:: Set exercise ::
Up to and including the line with "var cdf_data = [cdf_control, cdf_ischemia, cdf_hemorrage];", write out the listing from its first line, minus the pictures.

:: Collected material ::
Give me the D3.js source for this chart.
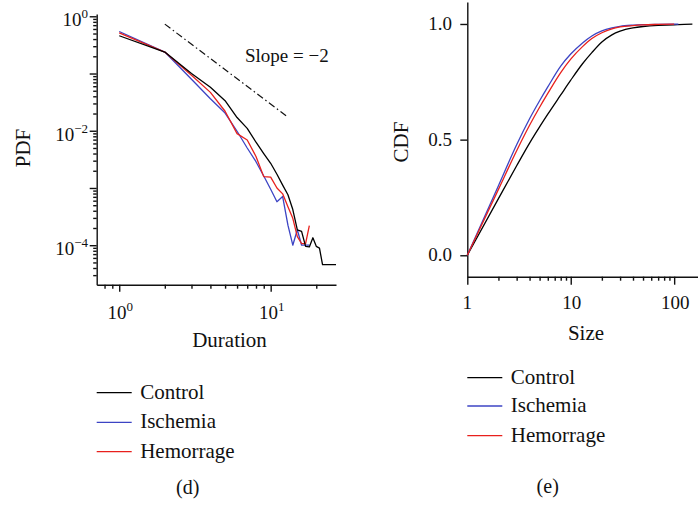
<!DOCTYPE html>
<html>
<head>
<meta charset="utf-8">
<script src="https://cdnjs.cloudflare.com/ajax/libs/d3/7.8.5/d3.min.js"></script>
<style>
  body { margin: 0; background: #fff; }
</style>
</head>
<body>
<div class="container"></div>
<script>
// ---- data ----
var series_names = ["Control", "Ischemia", "Hemorrage"];
var series_colors = ["#000000", "#3c44c4", "#e8201c"];

// panel (d): PDF of durations
var durations = [1, 2, 3, 4, 5, 6, 7, 8, 9, 10, 11, 12, 13, 14, 15, 16, 17, 18, 19, 20, 21, 22, 23, 24, 25, 26, 27];
var pdf_control = [0.457, 0.237, 0.100, 0.0575, 0.0335, 0.0170, 0.0110, 0.0063, 0.0040, 0.0027, 0.00174,
                   0.00112, 0.00076, 0.00042, 0.000186, 0.000174, 0.0000955, 0.0000933, 0.000135,
                   0.0000955, 0.0000891, 0.0000457, 0.0000457, 0.0000457, 0.0000457, 0.0000457, 0.0000457];
var pdf_ischemia = [0.542, 0.237, 0.0794, 0.0363, 0.0204, 0.0098, 0.0050, 0.00288, 0.00162, 0.00095,
                    0.000575, 0.000708, 0.000224, 0.0001, 0.000186, 0.0001, 0.0001, 0.0001];
var pdf_hemorrage = [0.513, 0.237, 0.0933, 0.0468, 0.0219, 0.0089, 0.0069, 0.00355, 0.00158, 0.00155,
                     0.0010, 0.00079, 0.00047, 0.000295, 0.000141, 0.000107, 0.000107, 0.000219];
var slope_x = [2, 13.1];
var slope_c = 2.92;   // y = c * x^-2

// panel (e): CDF of sizes
var sizes = [1, 2, 3, 4, 5, 6, 8, 10, 13, 16, 20, 25, 30, 40, 50, 70, 100, 110, 150];
var cdf_control = [0, 0.245, 0.387, 0.485, 0.555, 0.61, 0.693, 0.757, 0.828, 0.876, 0.922, 0.953, 0.969,
                   0.983, 0.989, 0.994, 0.996, 0.997, 0.999];
var cdf_ischemia = [0, 0.301, 0.478, 0.59, 0.668, 0.728, 0.818, 0.87, 0.918, 0.948, 0.97, 0.983, 0.99,
                    0.995, 0.997, 0.9985, 0.9995, 0.9997];
var cdf_hemorrage = [0, 0.285, 0.452, 0.562, 0.64, 0.70, 0.79, 0.848, 0.902, 0.937, 0.962, 0.979, 0.987,
                     0.993, 0.996, 0.998, 0.9993];

var svg = d3.select("div.container").append("svg")
    .attr("width", 698)
    .attr("height", 507)
    .attr("font-family", "'Liberation Serif', 'DejaVu Serif', serif")
    .attr("fill", "#111");

var pdf_data = [pdf_control, pdf_ischemia, pdf_hemorrage];
var cdf_data = [cdf_control, cdf_ischemia, cdf_hemorrage];

// ---- scales ----
var x_pdf = d3.scaleLog().domain([0.71, 27]).range([96.7, 336]);
var y_pdf = d3.scaleLog().domain([Math.pow(10, -4.69), Math.pow(10, 0.04)]).range([284.7, 14]);
var x_cdf = d3.scaleLog().domain([1, 170]).range([467.3, 698]);
var y_cdf = d3.scaleLinear().domain([-0.0926, 1.095]).range([276.7, 2]);

var minor_log = function (lo, hi) {
  var out = [];
  for (var e = -6; e < 4; e++) {
    for (var k = 2; k < 10; k++) {
      var v = k * Math.pow(10, e);
      if (v >= lo && v <= hi) out.push(v);
    }
  }
  return out;
};

var style_axis = function (g) {
  g.selectAll("path, line").attr("stroke", "#111").attr("stroke-width", 1.4);
  g.selectAll("text").remove();
};

// ---- panel (d) axes ----
svg.append("g")
    .attr("transform", "translate(0,284.7)")
    .call(d3.axisBottom(x_pdf).tickValues([1, 10]).tickSize(7).tickSizeOuter(0).tickFormat(""))
    .call(style_axis);
svg.append("g")
    .attr("transform", "translate(0,284.7)")
    .call(d3.axisBottom(x_pdf).tickValues(minor_log(0.71, 27)).tickSize(4).tickSizeOuter(0).tickFormat(""))
    .call(style_axis)
    .select(".domain").remove();

svg.append("g")
    .attr("transform", "translate(96.7,0)")
    .call(d3.axisLeft(y_pdf).tickValues([1, 1e-1, 1e-2, 1e-3, 1e-4]).tickSize(7).tickSizeOuter(0).tickFormat(""))
    .call(style_axis);
svg.append("g")
    .attr("transform", "translate(96.7,0)")
    .call(d3.axisLeft(y_pdf).tickValues(minor_log(Math.pow(10, -4.69), 1)).tickSize(3.5).tickSizeOuter(0).tickFormat(""))
    .call(style_axis)
    .select(".domain").remove();

// power-of-ten labels
var pow_label = function (x, y, anchor, exp) {
  var t = svg.append("text")
      .attr("x", x)
      .attr("y", y)
      .attr("text-anchor", anchor)
      .attr("font-size", 19);
  t.append("tspan").text("10");
  t.append("tspan").attr("dy", -8).attr("font-size", 13).text(exp);
};
[0, 1].forEach(function (e) {
  pow_label(x_pdf(Math.pow(10, e)) + 1, 319.3, "middle", String(e));
});
[0, -2, -4].forEach(function (e) {
  pow_label(88, y_pdf(Math.pow(10, e)) + 10, "end", e < 0 ? "\u2212" + (-e) : String(e));
});

// ---- panel (d) lines ----
var pdf_line = d3.line()
    .x(function (d, j) { return x_pdf(durations[j]); })
    .y(function (d) { return y_pdf(d); });

[1, 2, 0].forEach(function (i) {
  svg.append("path")
      .datum(pdf_data[i])
      .attr("fill", "none")
      .attr("stroke", series_colors[i])
      .attr("stroke-width", 1.3)
      .attr("stroke-linejoin", "round")
      .attr("d", pdf_line);
});

// slope = -2 reference line
svg.append("line")
    .attr("x1", x_pdf(slope_x[0]))
    .attr("y1", y_pdf(slope_c / (slope_x[0] * slope_x[0])))
    .attr("x2", x_pdf(slope_x[1]))
    .attr("y2", y_pdf(slope_c / (slope_x[1] * slope_x[1])))
    .attr("stroke", "#111")
    .attr("stroke-width", 1.2)
    .style("stroke-dasharray", "7,3,1.5,3");

svg.append("text")
    .attr("x", 245)
    .attr("y", 61.5)
    .attr("font-size", 19)
    .text("Slope = \u22122");

svg.append("text")
    .attr("x", 229.5)
    .attr("y", 347.3)
    .attr("text-anchor", "middle")
    .attr("font-size", 21)
    .text("Duration");

svg.append("text")
    .attr("transform", "translate(30,148) rotate(-90)")
    .attr("text-anchor", "middle")
    .attr("font-size", 21)
    .text("PDF");

// ---- panel (e) axes ----
svg.append("g")
    .attr("transform", "translate(0,276.7)")
    .call(d3.axisBottom(x_cdf).tickValues([1, 10, 100]).tickSize(8).tickSizeOuter(0).tickFormat(""))
    .call(style_axis);
svg.append("g")
    .attr("transform", "translate(0,276.7)")
    .call(d3.axisBottom(x_cdf).tickValues(minor_log(1, 170)).tickSize(4).tickSizeOuter(0).tickFormat(""))
    .call(style_axis)
    .select(".domain").remove();
svg.append("g")
    .attr("transform", "translate(467.3,0)")
    .call(d3.axisLeft(y_cdf).tickValues([0, 0.5, 1]).tickSize(7).tickSizeOuter(0).tickFormat(""))
    .call(style_axis);

[1, 10, 100].forEach(function (v) {
  svg.append("text")
      .attr("x", x_cdf(v) + (v === 1 ? 0 : 1))
      .attr("y", 309.3)
      .attr("text-anchor", "middle")
      .attr("font-size", 19)
      .text(v);
});
[0, 0.5, 1].forEach(function (v) {
  svg.append("text")
      .attr("x", 452)
      .attr("y", y_cdf(v) + 6)
      .attr("text-anchor", "end")
      .attr("font-size", 19)
      .text(d3.format(".1f")(v));
});

// ---- panel (e) lines ----
var cdf_line = d3.line()
    .curve(d3.curveMonotoneX)
    .x(function (d, j) { return x_cdf(sizes[j]); })
    .y(function (d) { return y_cdf(d); });

cdf_data.forEach(function (vals, i) {
  svg.append("path")
      .datum(vals)
      .attr("fill", "none")
      .attr("stroke", series_colors[i])
      .attr("stroke-width", 1.3)
      .attr("d", cdf_line);
});

svg.append("text")
    .attr("x", 586)
    .attr("y", 340)
    .attr("text-anchor", "middle")
    .attr("font-size", 21)
    .text("Size");

svg.append("text")
    .attr("transform", "translate(408,142) rotate(-90)")
    .attr("text-anchor", "middle")
    .attr("font-size", 21)
    .text("CDF");

// ---- legends ----
var legend = function (x0, ys) {
  series_names.forEach(function (name, i) {
    svg.append("line")
        .attr("x1", x0).attr("x2", x0 + 35)
        .attr("y1", ys[i]).attr("y2", ys[i])
        .attr("stroke", series_colors[i])
        .attr("stroke-width", 1.3);
    svg.append("text")
        .attr("x", x0 + 43.5)
        .attr("y", ys[i] + 5.8)
        .attr("font-size", 21)
        .text(name);
  });
};
legend(96.7, [392.7, 422.3, 451.7]);
legend(467.3, [377.7, 406, 435.7]);

svg.append("text")
    .attr("x", 187.7).attr("y", 494)
    .attr("text-anchor", "middle")
    .attr("font-size", 20)
    .text("(d)");
svg.append("text")
    .attr("x", 547.7).attr("y", 493.3)
    .attr("text-anchor", "middle")
    .attr("font-size", 20)
    .text("(e)");
</script>
</body>
</html>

:: Solution ::
Give me the D3.js source for this chart.
<!DOCTYPE html>
<html>
<head>
<meta charset="utf-8">
<script src="https://cdnjs.cloudflare.com/ajax/libs/d3/7.8.5/d3.min.js"></script>
<style>
  body { margin: 0; background: #fff; }
</style>
</head>
<body>
<div class="container"></div>
<script>
// ---- data ----
var series_names = ["Control", "Ischemia", "Hemorrage"];
var series_colors = ["#000000", "#3c44c4", "#e8201c"];

// panel (d): PDF of durations
var durations = [1, 2, 3, 4, 5, 6, 7, 8, 9, 10, 11, 12, 13, 14, 15, 16, 17, 18, 19, 20, 21, 22, 23, 24, 25, 26, 27];
var pdf_control = [0.457, 0.237, 0.100, 0.0575, 0.0335, 0.0170, 0.0110, 0.0063, 0.0040, 0.0027, 0.00174,
                   0.00112, 0.00076, 0.00042, 0.000186, 0.000174, 0.0000955, 0.0000933, 0.000135,
                   0.0000955, 0.0000891, 0.0000457, 0.0000457, 0.0000457, 0.0000457, 0.0000457, 0.0000457];
var pdf_ischemia = [0.542, 0.237, 0.0794, 0.0363, 0.0204, 0.0098, 0.0050, 0.00288, 0.00162, 0.00095,
                    0.000575, 0.000708, 0.000224, 0.0001, 0.000186, 0.0001, 0.0001, 0.0001];
var pdf_hemorrage = [0.513, 0.237, 0.0933, 0.0468, 0.0219, 0.0089, 0.0069, 0.00355, 0.00158, 0.00155,
                     0.0010, 0.00079, 0.00047, 0.000295, 0.000141, 0.000107, 0.000107, 0.000219];
var slope_x = [2, 13.1];
var slope_c = 2.92;   // y = c * x^-2

// panel (e): CDF of sizes
var sizes = [1, 2, 3, 4, 5, 6, 8, 10, 13, 16, 20, 25, 30, 40, 50, 70, 100, 110, 150];
var cdf_control = [0, 0.245, 0.387, 0.485, 0.555, 0.61, 0.693, 0.757, 0.828, 0.876, 0.922, 0.953, 0.969,
                   0.983, 0.989, 0.994, 0.996, 0.997, 0.999];
var cdf_ischemia = [0, 0.301, 0.478, 0.59, 0.668, 0.728, 0.818, 0.87, 0.918, 0.948, 0.97, 0.983, 0.99,
                    0.995, 0.997, 0.9985, 0.9995, 0.9997];
var cdf_hemorrage = [0, 0.285, 0.452, 0.562, 0.64, 0.70, 0.79, 0.848, 0.902, 0.937, 0.962, 0.979, 0.987,
                     0.993, 0.996, 0.998, 0.9993];

var svg = d3.select("div.container").append("svg")
    .attr("width", 698)
    .attr("height", 507)
    .attr("font-family", "'Liberation Serif', 'DejaVu Serif', serif")
    .attr("fill", "#111");

var pdf_data = [pdf_control, pdf_ischemia, pdf_hemorrage];
var cdf_data = [cdf_control, cdf_ischemia, cdf_hemorrage];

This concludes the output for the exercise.